Luka was almost ready for the main stage within a month and Dennis was still a few years away. The team became Luka’s very quickly and this was tough on Dennis, as I’d expect it to be for any player that has spent their entire life, including their rookie year, as the big man on campus.
Eventually, this led to the Mavericks trading Dennis and their expiring vets for Kristaps Porzingis and Tim Hardaway, Jr.
Now things were different. The Mavericks had gone from bottom feeder/tanking to playoff hopeful for the 2019-2020 season and this is where our tree starts to take shape.
For all of the years of fighting with Dirk, trying to get to the mountain top. For the years after getting to the mountain top where we just wanted to be competitive for Dirk. To the years near the end where we knew we were trying to get pieces for the future, we were all on the same page for the most part.
Now, there was a decision to make. Are we fighting for the mountain top? Or are we still in a slow climb? This is the big split.
What is the goal?
As it stands it feels like half of the fanbase is back to living and dying, while the other half is fine with hitting the minimal goal of making the playoffs.
Through observation I’ve determined that most of those back in the camp of fighting for the top are the OG Mavs fans and/or the fans who look at sports as black and white. There are winners and losers and if you have to choose one, they’re always going to choose winning. This side also responds emotionally to everything that happens to their team and they need this as part of their fanhood or there’s no point.

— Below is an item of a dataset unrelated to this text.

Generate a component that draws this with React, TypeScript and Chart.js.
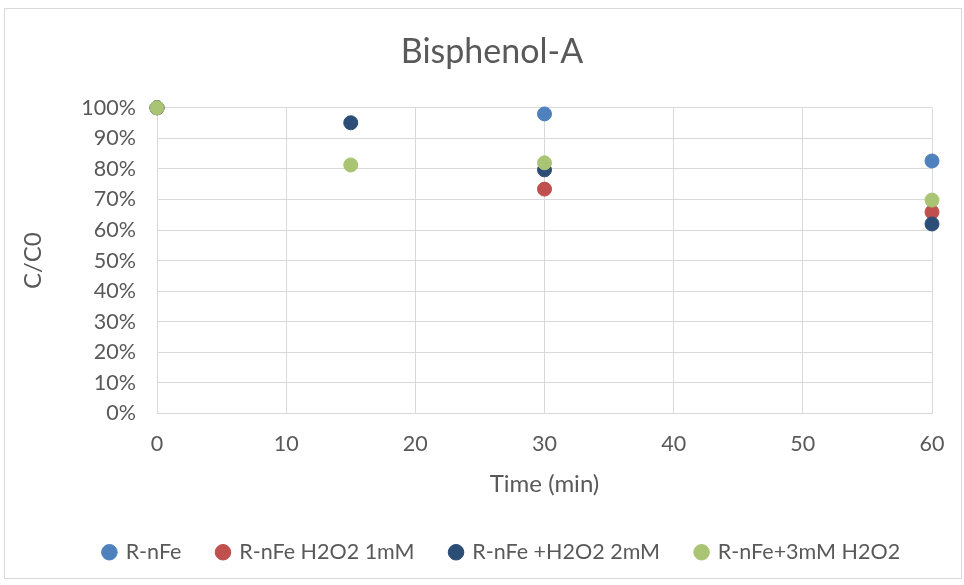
import React, { useEffect, useRef } from "react";
import { Chart, registerables } from "chart.js";

Chart.register(...registerables);

const chartTitle = "Bisphenol-A";
const xAxisTitle = "Time (min)";
const yAxisTitle = "C/C0";

const seriesNames = ["R-nFe", "R-nFe H2O2 1mM", "R-nFe +H2O2 2mM", "R-nFe+3mM H2O2"];
const seriesColors = ["#4F81BD", "#C0504D", "#2C4D75", "#A9C574"];

const rnfeTime = [0, 30, 60];
const rnfeValues = [100, 98.0, 82.6];

const h2o2OneTime = [0, 30, 60];
const h2o2OneValues = [100, 73.4, 65.9];

const h2o2TwoTime = [0, 15, 30, 60];
const h2o2TwoValues = [100, 95.1, 79.7, 62.0];

const h2o2ThreeTime = [0, 15, 30, 60];
const h2o2ThreeValues = [100, 81.3, 82.0, 69.8];

const xMin = 0;
const xMax = 60;
const xStep = 10;
const yMin = 0;
const yMax = 100;
const yStep = 10;

const FONT = "Lato";
const TEXT = "#595959";
const GRID = "#D9D9D9";

const toPoints = (xs: number[], ys: number[]) => xs.map((x, i) => ({ x, y: ys[i] }));

const frame = {
  id: "frame",
  beforeDraw(chart: any) {
    const ctx = chart.ctx;
    ctx.save();
    ctx.fillStyle = "#FFFFFF";
    ctx.fillRect(0, 0, chart.width, chart.height);
    ctx.strokeStyle = GRID;
    ctx.lineWidth = 1;
    ctx.strokeRect(4.5, 8.5, 957, 570);
    ctx.restore();
  },
};

const shiftBoxes = {
  id: "shiftBoxes",
  afterLayout(chart: any) {
    const t = chart.titleBlock;
    if (t) {
      t.left += 26;
      t.right += 26;
    }
    const l = chart.legend;
    if (l) {
      l.left += 36;
      l.right += 36;
    }
  },
};

export default function App() {
  const ref = useRef<HTMLCanvasElement | null>(null);

  useEffect(() => {
    if (!ref.current) return;
    const allX = [rnfeTime, h2o2OneTime, h2o2TwoTime, h2o2ThreeTime];
    const allY = [rnfeValues, h2o2OneValues, h2o2TwoValues, h2o2ThreeValues];
    const datasets = seriesNames.map((name, i) => ({
      label: name,
      data: toPoints(allX[i], allY[i]),
      backgroundColor: seriesColors[i],
      borderColor: seriesColors[i],
      borderWidth: 1,
      pointRadius: 7,
      pointHoverRadius: 7,
      pointStyle: "circle",
      showLine: false,
      clip: false,
      order: seriesNames.length - i,
    }));

    const chart = new Chart(ref.current, {
      type: "scatter",
      data: { datasets },
      plugins: [frame, shiftBoxes],
      options: {
        animation: false,
        responsive: false,
        maintainAspectRatio: false,
        devicePixelRatio: 1,
        layout: { padding: { left: 0, right: 32, top: 0, bottom: 12 } },
        plugins: {
          title: {
            display: true,
            text: chartTitle,
            color: TEXT,
            font: { family: FONT, size: 34, weight: "normal" },
            padding: { top: 32, bottom: 35 },
          },
          legend: {
            display: true,
            position: "bottom",
            labels: {
              usePointStyle: true,
              pointStyle: "circle",
              boxWidth: 11,
              boxHeight: 11,
              padding: 36,
              color: TEXT,
              font: { family: FONT, size: 21.5 },
              sort: (a: any, b: any) => a.datasetIndex - b.datasetIndex,
            },
          },
          tooltip: { enabled: false },
        },
        scales: {
          x: {
            type: "linear",
            min: xMin,
            max: xMax,
            ticks: {
              stepSize: xStep,
              color: TEXT,
              font: { family: FONT, size: 21.5 },
              padding: 18,
            },
            grid: { color: GRID, lineWidth: 1, drawTicks: false },
            border: { color: GRID, width: 1 },
            title: {
              display: true,
              text: xAxisTitle,
              color: TEXT,
              font: { family: FONT, size: 24 },
              padding: { top: 0, bottom: 7 },
            },
            afterFit: (scale: any) => {
              scale.height = 92;
            },
          },
          y: {
            type: "linear",
            min: yMin,
            max: yMax,
            ticks: {
              stepSize: yStep,
              color: TEXT,
              font: { family: FONT, size: 21.5 },
              padding: 21,
              callback: (v: any) => v + "%",
            },
            grid: { color: GRID, lineWidth: 1, drawTicks: false },
            border: { color: GRID, width: 1 },
            title: {
              display: true,
              text: yAxisTitle,
              color: TEXT,
              font: { family: FONT, size: 24 },
              padding: { top: 19, bottom: 0 },
            },
            afterFit: (scale: any) => {
              scale.width = 157;
            },
          },
        },
      },
    } as any);

    return () => chart.destroy();
  }, []);

  return (
    <div style={{ position: "fixed", left: 0, top: 0, width: 964, height: 585, background: "#fff" }}>
      <canvas ref={ref} width={964} height={585} style={{ display: "block", width: 964, height: 585 }} />
    </div>
  );
}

On the other side are most of the young fans or newer fans to the Mavs fanbase, including the Luka fans that have now joined the MFFL family. This second side also includes most of the Mavs media related supporters and people who spend a lot of time thinking about draft picks, contracts, and analytics. These fans have an easier time disconnecting from the emotional game-to-game aspect. Not to say they aren’t just as passionate, but they are able to cool themselves down and respond to the bigger picture impact. These fans are looking at this season as a step in a long process and don’t react as emotionally to wins and losses. That energy is channelled elsewhere.
To break this down visually:
Live and die – 3-5 year plan
OG’s:Emotional – Young:New:Luka:Analytical
(Of course there are outliers but this seems to encapsulate most of it.)
Personally I fall into the left camp. I’m an OG fan, and an emotional fan. While I can understand the idea of playing the long game, I also say that if you’re in the playoffs you should pull for your team to win until they’re out. That’s not to say you’re going to win but that has to be my mentality as a fan if I’m going to support my team. I can’t only be passionate about the boys on the floor fighting for wins when we are expected to win. I have to pull for them the same way no matter what the circumstances are.
That’s why I enjoy watching Knicks games and going to Hornets games. Those teams haven’t won anything of significance in forever and to see those fans in the arena going crazy every night is fanhood in its purest form to me. But I digress.
All of that to say, the reason there is constant drama is because Dirk is gone. He was our stabilizing force to rally around and we no longer have that. We’re all lost and trying to figure out who we are and what we’re trying to achieve in the short and long-term. The fact that we don’t have that one core goal is the source of the tension.
Because of this, it won’t be corrected until the team is back to contending every year. Unfortunately, that is likely 2 or more seasons away.
That’s just my analysis of the situation.